My questions and qualifiers/adjectives around @coverage (good/unique) are only to try to understand what “preserved” means in the reference file. I have no musical opinions here. I’m just trying to ask what is being preserved and what does preservation mean in this context.

The second bit is more about trying to leverage what I think nnnsvd is doing (as you initially explained it a few months ago), since it looks like a useful way to have it tell me, algorithmically, how many components I should break any given buffer in to.

With fluid.bufnmf~ I can specify this already, and I can do this by whatever means I want, but in terms of my workflows and interest, I’ve not really wanted to oversplit and combine etc… because I don’t generally find that kind of stuff too interesting (again, this is a personal taste thing).
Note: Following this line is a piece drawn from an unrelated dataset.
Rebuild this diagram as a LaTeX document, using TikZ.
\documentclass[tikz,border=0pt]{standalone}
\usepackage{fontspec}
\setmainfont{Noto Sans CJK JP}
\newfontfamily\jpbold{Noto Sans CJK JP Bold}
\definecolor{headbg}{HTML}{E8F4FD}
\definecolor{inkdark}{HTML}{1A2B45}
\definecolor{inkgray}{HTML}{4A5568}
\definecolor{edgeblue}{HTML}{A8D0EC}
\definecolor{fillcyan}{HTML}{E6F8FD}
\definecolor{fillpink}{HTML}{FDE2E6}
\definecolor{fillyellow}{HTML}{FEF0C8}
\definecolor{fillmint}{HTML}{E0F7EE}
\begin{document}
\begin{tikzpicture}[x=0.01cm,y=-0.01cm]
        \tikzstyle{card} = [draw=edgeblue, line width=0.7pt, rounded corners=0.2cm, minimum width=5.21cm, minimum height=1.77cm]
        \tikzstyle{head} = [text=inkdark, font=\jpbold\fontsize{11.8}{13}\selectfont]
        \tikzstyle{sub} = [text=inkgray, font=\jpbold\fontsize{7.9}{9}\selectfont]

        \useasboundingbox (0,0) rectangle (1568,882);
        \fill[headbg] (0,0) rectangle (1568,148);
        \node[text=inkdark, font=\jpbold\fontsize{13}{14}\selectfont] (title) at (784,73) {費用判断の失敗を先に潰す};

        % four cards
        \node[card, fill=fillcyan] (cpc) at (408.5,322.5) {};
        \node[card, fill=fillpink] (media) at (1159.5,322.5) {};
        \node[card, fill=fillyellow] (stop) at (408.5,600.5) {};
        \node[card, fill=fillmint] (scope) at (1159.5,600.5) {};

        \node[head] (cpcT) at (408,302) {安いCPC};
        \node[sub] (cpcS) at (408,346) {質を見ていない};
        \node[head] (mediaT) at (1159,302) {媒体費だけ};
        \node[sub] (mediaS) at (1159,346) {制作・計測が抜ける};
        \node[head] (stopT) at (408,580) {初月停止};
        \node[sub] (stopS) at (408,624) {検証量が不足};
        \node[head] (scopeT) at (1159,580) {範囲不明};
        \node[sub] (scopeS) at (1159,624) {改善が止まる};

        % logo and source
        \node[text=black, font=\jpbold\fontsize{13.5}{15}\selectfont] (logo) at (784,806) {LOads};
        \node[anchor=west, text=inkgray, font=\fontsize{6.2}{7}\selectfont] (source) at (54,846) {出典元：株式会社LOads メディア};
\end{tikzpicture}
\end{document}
So other than arbitrarily splitting things into two, or 500, I’ve not done much beyond that.

What I’m trying to do at the moment is be able to take an arbitrary buffer/sample and break it into n amount of components. If I can use nnnsvd to give me a rough idea of what n should be, great!

ok 2 ways: you put a sound and ask for a computer estimation (by either of 4 algo) how many components you need. you run an nmf with this number of component. That is a ballpark and helps.
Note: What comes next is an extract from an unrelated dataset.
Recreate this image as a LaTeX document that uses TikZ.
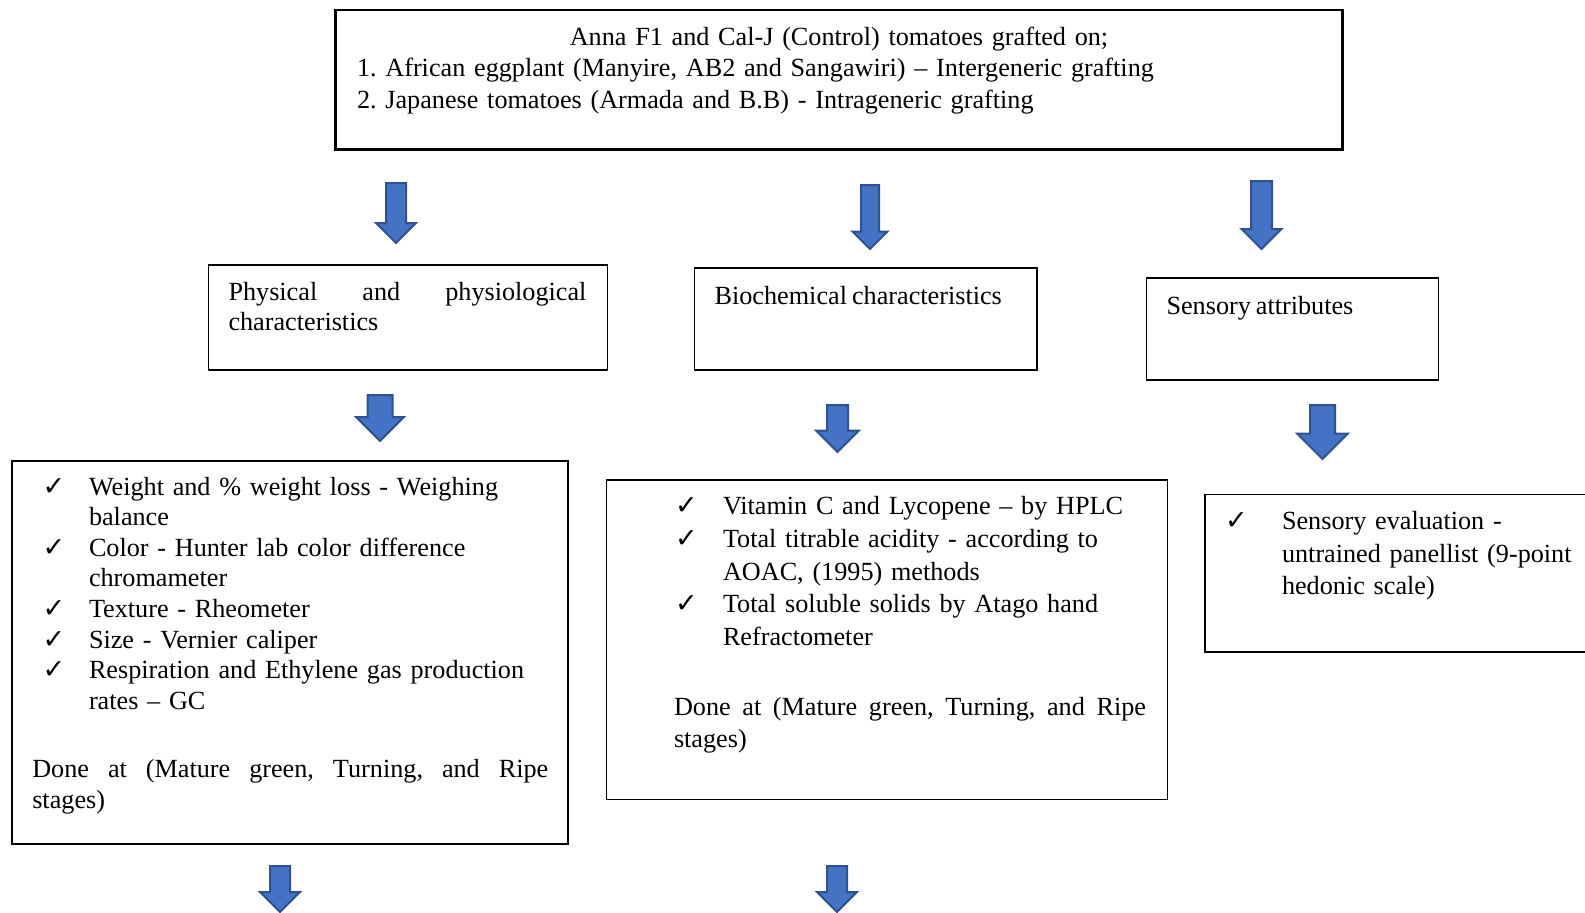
\documentclass[tikz,border=0pt]{standalone}
\usepackage{fontspec}
\setmainfont{Liberation Serif}
\newfontfamily\tickfont{DejaVu Sans}
\usetikzlibrary{shapes.arrows}

\definecolor{arrowblue}{HTML}{4472C4}
\definecolor{arrowedge}{HTML}{2F528F}

\newcommand{\bodyfont}[1]{\fontsize{13.1pt}{#1}\selectfont\frenchspacing\spaceskip=2.5pt plus 2.5pt minus 0.5pt\relax
    \hyphenpenalty=10000\relax\exhyphenpenalty=10000\relax\tolerance=9999\relax}
\newcommand{\tickitem}[2][23.25pt]{\noindent\hangindent=#1\hangafter=1\makebox[#1][l]{{\tickfont\fontsize{13.5pt}{13.5pt}\selectfont ✓}}#2\par}

\begin{document}
\begin{tikzpicture}[
    x=0.5pt, y=-0.5pt,
    box/.style={draw, line width=0.7pt, inner sep=0pt, outer sep=0pt, anchor=north west},
    txt/.style={inner sep=0pt, outer sep=0pt, anchor=base west, font=\bodyfont{15.3pt}},
    blockarrow/.style={single arrow, shape border rotate=270, fill=arrowblue, draw=arrowedge,
        line width=1pt, outer sep=0pt, anchor=tail}
]
    \clip (0,0) rectangle (1585,912);

    % Top: grafting combinations
    \node[box, line width=1.2pt, minimum width=503.4pt, minimum height=69.75pt] (root) at (335.6,10.1) {};
    \node[txt, font=\bodyfont{15.65pt}, text width=482pt] (rootT) at (357,45.5)
        {{\centering Anna F1 and Cal-J (Control) tomatoes grafted on;\par}
         1. African eggplant (Manyire, AB2 and Sangawiri) -- Intergeneric grafting\newline
         2. Japanese tomatoes (Armada and B.B) - Intrageneric grafting};

    % Row 1 arrows
    \node[blockarrow, minimum height=30pt, inner sep=4.5pt, single arrow head extend=5pt] (arrPhys) at (396,183) {};
    \node[blockarrow, minimum height=32pt, inner sep=4pt, single arrow head extend=4.25pt] (arrBioch) at (870,185) {};
    \node[blockarrow, minimum height=34pt, inner sep=4.75pt, single arrow head extend=4.75pt] (arrSens) at (1261.5,181) {};

    % Row 2: characteristic groups
    \node[box, minimum width=199.65pt, minimum height=52.6pt] (phys) at (208.2,264.8) {};
    \node[txt, text width=179pt, align=justify] (physT) at (228.5,300)
        {Physical and physiological\linebreak characteristics};

    \node[box, minimum width=171.35pt, minimum height=51.05pt] (bioch) at (694.4,267.9) {};
    \node[txt] (biochT) at (714.6,304) {Biochemical characteristics};

    \node[box, minimum width=146.1pt, minimum height=51pt] (sens) at (1146.2,278) {};
    \node[txt] (sensT) at (1166.5,314) {Sensory attributes};

    % Row 2 arrows
    \node[blockarrow, minimum height=23pt, inner sep=5.75pt, single arrow head extend=5.75pt] (arrPhysList) at (380,395) {};
    \node[blockarrow, minimum height=23.5pt, inner sep=4.75pt, single arrow head extend=5.5pt] (arrBiochList) at (837.5,405) {};
    \node[blockarrow, minimum height=27pt, inner sep=5.75pt, single arrow head extend=6.5pt] (arrSensList) at (1322.5,405) {};

    % Row 3: methods
    \node[box, minimum width=277.95pt, minimum height=191.5pt] (physlist) at (12.1,461) {};
    \node[txt, text width=262pt] (physlistT) at (42.5,495)
        {\tickitem{Weight and \% weight loss - Weighing\newline balance}
         \tickitem{Color - Hunter lab color difference\newline chromameter}
         \tickitem{Texture - Rheometer}
         \tickitem{Size - Vernier caliper}
         \tickitem{Respiration and Ethylene gas production\newline rates -- GC}};
    \node[txt, font=\bodyfont{15.75pt}, text width=258pt, align=justify] (physDone) at (32.3,777)
        {Done at (Mature green, Turning, and Ripe\linebreak stages)};

    \node[box, minimum width=280.5pt, minimum height=159.75pt] (biochlist) at (606.5,480) {};
    \node[txt, font=\bodyfont{16.4pt}, text width=240pt] (biochlistT) at (675,514.5)
        {\tickitem[24pt]{Vitamin C and Lycopene -- by HPLC}
         \tickitem[24pt]{Total titrable acidity - according to\newline AOAC, (1995) methods}
         \tickitem[24pt]{Total soluble solids by Atago hand\newline Refractometer}};
    \node[txt, font=\bodyfont{15.75pt}, text width=236pt, align=justify] (biochDone) at (674,715.5)
        {Done at (Mature green, Turning, and Ripe\linebreak stages)};

    \node[box, minimum width=200pt, minimum height=78.85pt] (senslist) at (1205,494.3) {};
    \node[txt, font=\bodyfont{16.25pt}, text width=185pt] (senslistT) at (1225,529.5)
        {\tickitem[28.5pt]{Sensory evaluation -\newline untrained panellist (9-point\newline hedonic scale)}};

    % Row 3 arrows (continuing below)
    \node[blockarrow, minimum height=23pt, inner sep=4.5pt, single arrow head extend=5pt] (arrPhysNext) at (280,866) {};
    \node[blockarrow, minimum height=23pt, inner sep=4.5pt, single arrow head extend=5pt] (arrBiochNext) at (837,866) {};
\end{tikzpicture}
\end{document}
second ways is the same but more advanced: the object also gives you bases to start training nmf with, so you take those to start the process. I think it sounds better when you allow them to update from this, but both updating and non updating modes of nmf will give you something different than the random seed of nmf. All three are fun, so I usually use them all to make multichannel sounds :slight_smile:

there is an implied strong personal biais in this question. It’s like asking for good food. There is no single answer for that since hwo you divide in what components for what use is what is not clear, and very personal…

If you speak of auditory streams for instance, the science is not there yet. @weefuzzy and @groma will point you at the cutting edge, but nothing has convinced me, even in very, very simplified focused problems such as vocal demixing. There are some solutions, they require training, have artefacts, and are far from realtime.

This is what I mean. What does “need” mean, vs what I’m saying in the second bit.

Obviously there are tastes and all sorts of things when it comes to sounds, but nnnsvd is doing something here with @coverage. I want to just do that.

Unless I’m missing something, it’s not possible to ask for only an estimation of coverage, you can only ask for activations/bases to be computed directly, which it does quite quickly.

I’ve not gone as far as comparing the difference between the preseeded nnnsvd activations/bases compare to using random seeds. I would imagine it would probably sound better in nearly all cases, but computation time is something I’m thinking about. I guess there wouldn’t really be any difference here if all that is being changed is the seeds that are fed, is that correct? So running a vanilla 5 component nmf vs running a nnnsvd->nmf 5 component thing would take the same amount of time (roughly)?

It does something closely related to PCA to estimate how many components would account for how much of the variance in the source spectrogram. It will tend to suggest lots of components if you’re aiming for high coverage, because the Singluar Value Decomposition (SVD) will concentrate as much variance as possible in each component, like PCA, meaning you may end up with lots of itty bitty ones accounting for the last few % of variance (depends on the statistics of the signal).

The process of establishing the coverage involves working out the components anyway (doing the SVD), so there wouldn’t be any computational advantage in pretending otherwise.

Once you’ve got your seeds, it makes no difference to the NMF at all, except that you’d expect it to converge more quickly (to something) with non-arbitary initial conditions, and so you can almost certainly turn the number of iterations down. On the horizon, I think, is to bring NMF more into line with the MLP and let people have an idea of the loss over time (making it easier to have an informed idea about how many iterations you need for a given desire), but perhaps also to add an early stopping threshold.